The type of business you run, its age, performance, position, opportunities, and so on. So it is important to do a funding search and take a tailored approach. Here is how you can get business funding and the options you can look at.
How to get funding for your business?
The process of finding a funding source should be according to the needs of your business. The type of money you need, where you need to look, and how to look will all be determined by your business type. There are various types of options that will help you determine which option you should pursue.
1) Venture capital
Venture capitalists are people that are involved with investing the money of others. This is why they will not invest in new and risky startups as they are responsible for minimizing the risk as much as they can. So venture capital is only a source of funding for exceptional startups who have a product and market opportunity and established management teams that have been successful in the past. If you think your business can increase in value in a few years, they will only invest in you.
2) Commercial lenders
Banks like venture capitalists will not invest in startups but instead in established businesses, even if small. Banks are limited in regards to investing in businesses by federal laws. The government does not allow banks to invest in businesses because people do not want banks to invest depositors’ savings in risky businesses. After all, if these businesses fail, then the depositor’s money is jeopardized.
Moreover, most of the loans given out by banks are done so on solid collateral. But startup companies do not have any collateral. Banks give small companies who have made some assets that can serve as collateral funding.
3) Angel investment
Angel investment is a more commonly available option for startups and businesses in their early years. Angel investors invest their own money, and they tend to invest more in the early stages of companies compared to venture capital, who wait for a few years before investing in new businesses.
Before, angel investment was limited for people who met some wealth requirements. But now crowdfunding is allowed in which individuals do not have to meet the wealth requirements. It is best to get in touch with a lawyer to understand this investment.

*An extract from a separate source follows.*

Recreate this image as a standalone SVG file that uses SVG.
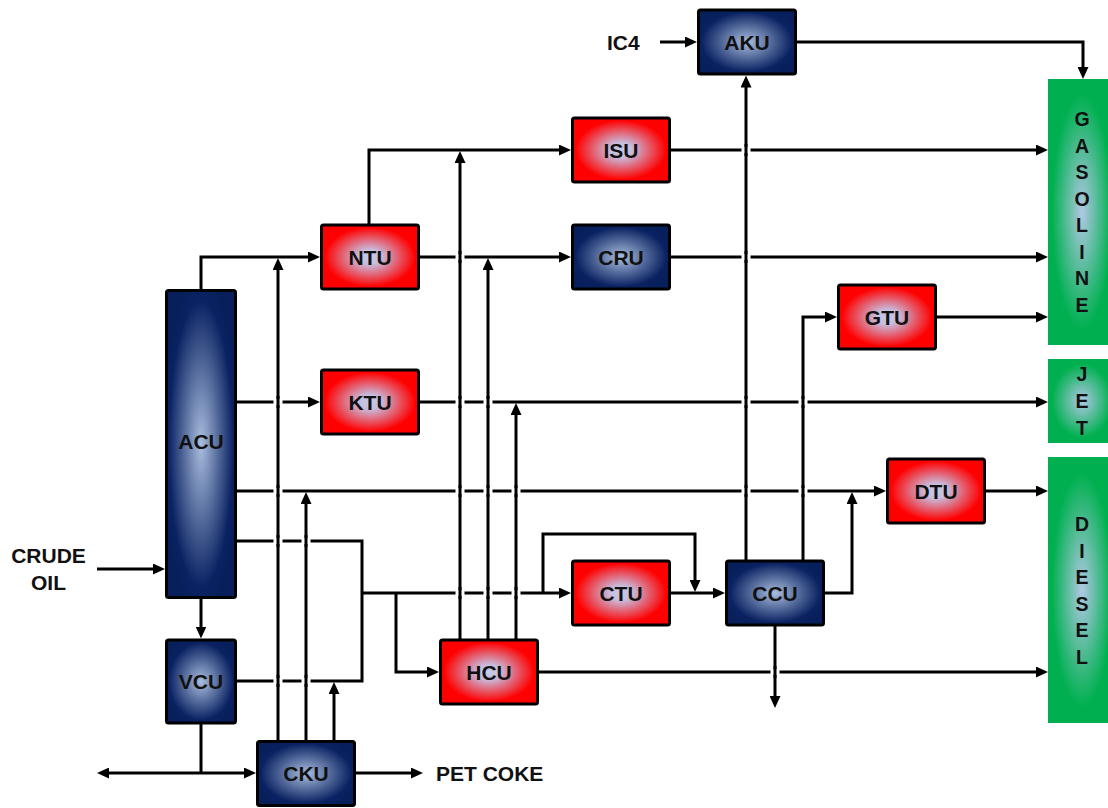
<svg xmlns="http://www.w3.org/2000/svg" xmlns:xlink="http://www.w3.org/1999/xlink" width="1108" height="808" viewBox="0 0 1108 808">
<defs>
<radialGradient id="gRed" cx="0.5" cy="0.5" r="0.55">
<stop offset="0" stop-color="#c4cae8"/>
<stop offset="0.2" stop-color="#c8bedf"/>
<stop offset="0.85" stop-color="#ff0000"/>
<stop offset="1" stop-color="#ff0000"/>
</radialGradient>
<radialGradient id="gBlue" cx="0.5" cy="0.5" r="0.55">
<stop offset="0" stop-color="#a9bddd"/>
<stop offset="0.85" stop-color="#0a2262"/>
<stop offset="1" stop-color="#07205c"/>
</radialGradient>
<radialGradient id="gGreen" cx="0.5" cy="0.5" r="0.55">
<stop offset="0" stop-color="#b0c8e4"/>
<stop offset="0.8" stop-color="#00b050"/>
<stop offset="1" stop-color="#00b050"/>
</radialGradient>
<marker id="arr" markerUnits="userSpaceOnUse" markerWidth="12" markerHeight="11" refX="6" refY="5.5" orient="auto">
<path d="M0,0 L12,5.5 L0,11 Z" fill="#000"/>
</marker>
<g id="hop">
<rect x="-4.5" y="-3" width="9" height="6" fill="#fff"/>
<line x1="0" y1="-6" x2="0" y2="6" stroke="#000" stroke-width="3"/>
</g>
</defs>
<style>
.red{fill:url(#gRed);stroke:#000;stroke-width:3}
.blue{fill:url(#gBlue);stroke:#000;stroke-width:3}
.green{fill:url(#gGreen)}
.lbl{font-family:"Liberation Sans",Arial,sans-serif;font-weight:bold;font-size:21px;fill:#111;text-anchor:middle}
.side{font-family:"Liberation Sans",Arial,sans-serif;font-weight:bold;font-size:21px;fill:#111}
.vert{font-family:"Liberation Sans",Arial,sans-serif;font-weight:bold;font-size:19.5px;fill:#111;text-anchor:middle}
.c{fill:none;stroke:#000;stroke-width:3;stroke-linejoin:miter}
.a{marker-end:url(#arr)}
</style>
<rect width="1108" height="808" fill="#fff"/>

<g id="connectors">
<path class="c a" d="M660,42 H691"/>
<path class="c a" d="M797,42 H1083 V73"/>
<path class="c a" d="M746,561 V81.5"/>
<path class="c a" d="M201,290 V257 H314"/>
<path class="c a" d="M369,225 V150 H565"/>
<path class="c a" d="M670,150 H1042"/>
<path class="c a" d="M419,257 H565"/>
<path class="c a" d="M670,257 H1042"/>
<path class="c a" d="M803,561 V317 H831"/>
<path class="c a" d="M936,317 H1042"/>
<path class="c a" d="M236,402 H314"/>
<path class="c a" d="M419,402 H1042"/>
<path class="c a" d="M236,491 H880"/>
<path class="c a" d="M985,491 H1042"/>
<path class="c a" d="M824,593 H852 V498"/>
<path class="c" d="M236,541 H362 V681 H236"/>
<path class="c a" d="M362,593 H565"/>
<path class="c a" d="M396,593 V672 H433"/>
<path class="c a" d="M543,593 V534 H695 V586"/>
<path class="c a" d="M670,593 H719"/>
<path class="c a" d="M460,640 V157"/>
<path class="c a" d="M488,640 V264"/>
<path class="c a" d="M516,640 V409"/>
<path class="c a" d="M538,672 H1042"/>
<path class="c a" d="M775,625 V702"/>
<path class="c a" d="M201,597 V632.5"/>
<path class="c a" d="M97,569 H159"/>
<path class="c" d="M201,723 V773"/>
<path class="c a" d="M201,773 H103"/>
<path class="c a" d="M201,773 H250"/>
<path class="c a" d="M355,773 H417"/>
<path class="c a" d="M278,742 V264"/>
<path class="c a" d="M306,742 V498"/>
<path class="c a" d="M334,742 V688"/>
<use href="#hop" x="746" y="150"/>
<use href="#hop" x="460" y="257"/>
<use href="#hop" x="746" y="257"/>
<use href="#hop" x="278" y="402"/>
<use href="#hop" x="460" y="402"/>
<use href="#hop" x="488" y="402"/>
<use href="#hop" x="746" y="402"/>
<use href="#hop" x="803" y="402"/>
<use href="#hop" x="278" y="491"/>
<use href="#hop" x="460" y="491"/>
<use href="#hop" x="488" y="491"/>
<use href="#hop" x="516" y="491"/>
<use href="#hop" x="746" y="491"/>
<use href="#hop" x="803" y="491"/>
<use href="#hop" x="278" y="541"/>
<use href="#hop" x="306" y="541"/>
<use href="#hop" x="460" y="593"/>
<use href="#hop" x="488" y="593"/>
<use href="#hop" x="516" y="593"/>
<use href="#hop" x="278" y="681"/>
<use href="#hop" x="306" y="681"/>
<use href="#hop" x="775" y="672"/>
</g>

<g id="AKU"><rect class="blue" x="698.5" y="10" width="97" height="64" rx="2"/><text class="lbl" x="747" y="49.5">AKU</text></g>
<g id="ISU"><rect class="red" x="572.5" y="118" width="97" height="64" rx="2"/><text class="lbl" x="621" y="157.5">ISU</text></g>
<g id="NTU"><rect class="red" x="321.5" y="225" width="97" height="64" rx="2"/><text class="lbl" x="370" y="264.5">NTU</text></g>
<g id="CRU"><rect class="blue" x="572.5" y="225" width="97" height="64" rx="2"/><text class="lbl" x="621" y="264.5">CRU</text></g>
<g id="GTU"><rect class="red" x="838.5" y="285" width="97" height="64" rx="2"/><text class="lbl" x="887" y="324.5">GTU</text></g>
<g id="KTU"><rect class="red" x="321.5" y="370" width="97" height="64" rx="2"/><text class="lbl" x="370" y="409.5">KTU</text></g>
<g id="DTU"><rect class="red" x="887.5" y="459" width="97" height="64" rx="2"/><text class="lbl" x="936" y="498.5">DTU</text></g>
<g id="CTU"><rect class="red" x="572.5" y="561" width="97" height="64" rx="2"/><text class="lbl" x="621" y="600.5">CTU</text></g>
<g id="CCU"><rect class="blue" x="726.5" y="561" width="97" height="64" rx="2"/><text class="lbl" x="775" y="600.5">CCU</text></g>
<g id="HCU"><rect class="red" x="440.5" y="640" width="97" height="64" rx="2"/><text class="lbl" x="489" y="679.5">HCU</text></g>
<g id="ACU"><rect class="blue" x="166.5" y="290.5" width="69" height="307" rx="2"/><text class="lbl" x="201" y="448.5">ACU</text></g>
<g id="VCU"><rect class="blue" x="166.5" y="640" width="69" height="83" rx="2"/><text class="lbl" x="201" y="689">VCU</text></g>
<g id="CKU"><rect class="blue" x="257.5" y="741.5" width="97" height="64" rx="2"/><text class="lbl" x="306" y="781">CKU</text></g>

<g id="GASOLINE"><rect class="green" x="1048" y="79" width="68" height="266"/>
<text class="vert"><tspan x="1082" y="126">G</tspan><tspan x="1082" y="152.5">A</tspan><tspan x="1082" y="179">S</tspan><tspan x="1082" y="205.5">O</tspan><tspan x="1082" y="232">L</tspan><tspan x="1082" y="258.5">I</tspan><tspan x="1082" y="285">N</tspan><tspan x="1082" y="311.5">E</tspan></text></g>
<g id="JET"><rect class="green" x="1048" y="359" width="68" height="84"/>
<text class="vert"><tspan x="1082" y="381">J</tspan><tspan x="1082" y="408">E</tspan><tspan x="1082" y="434.5">T</tspan></text></g>
<g id="DIESEL"><rect class="green" x="1048" y="457" width="68" height="266"/>
<text class="vert"><tspan x="1082" y="531">D</tspan><tspan x="1082" y="557.5">I</tspan><tspan x="1082" y="584">E</tspan><tspan x="1082" y="610.5">S</tspan><tspan x="1082" y="637">E</tspan><tspan x="1082" y="663.5">L</tspan></text></g>

<g id="labels">
<text class="side" x="607" y="49.5">IC4</text>
<text class="lbl" x="48.5" y="562.5">CRUDE</text>
<text class="lbl" x="48.5" y="589.5">OIL</text>
<text class="side" x="436" y="780.5">PET COKE</text>
</g>
</svg>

4) Small business administration
The SBA guarantees loans to startups as well as small businesses. The SBA works with banks that are certified lenders, so you will have to go to your local bank when taking an SBA loan. The loan will be applied for and funded by your local bank. Startup businesses are required to supply at least one-third of the capital. And the rest of the money is to be guaranteed by an asset, whether personal or business.
Conclusion
Funding involves money, and this could involve scams and predatory practices. So always be cautious who you are receiving the funding from; take it from authentic sources. You should also ensure that it is legally loaned to you and is in writing.
Moreover, only spend the money once you receive the funding. Businesses need to be financed, and most of the loans will depend upon collateral. You should understand the options mentioned above and select the most suitable one according to your business since every business is unique.